See also the “The Beloved, Legendary Piepkorn” page on http://www.Piepkorn.info, which contains the comments of George Lindbeck, Robert L. Wilken, Richard John Neuhaus, David Lotz about Piepkorn, including this comment by Lindbeck:

“Some Lutherans took their role as catholic reformers very seriously and were at times better informed than at least some of their Roman Catholic counterparts about aspects of Catholic teaching.

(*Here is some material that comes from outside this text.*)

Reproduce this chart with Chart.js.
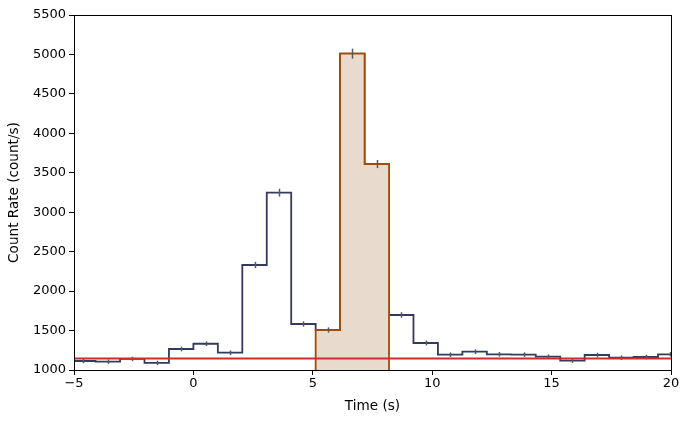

This could be embarrassing when someone like Arthur Carl Piepkorn, whose reading and memory were prodigious, would outquote Denziger (in Latin) against a powerhouse such as John Courtney Murray when both of them were on the North American dialogue before their untimely deaths.”
  —George A. Lindbeck, Pitkin Professor of Historical Theology at Yale and colleague of Arthur Carl Piepkorn on the Lutheran–Roman Catholic Dialogue in the United States since its inception in 1965. Journal of Ecumenical Studies, 41:3-4 (2004).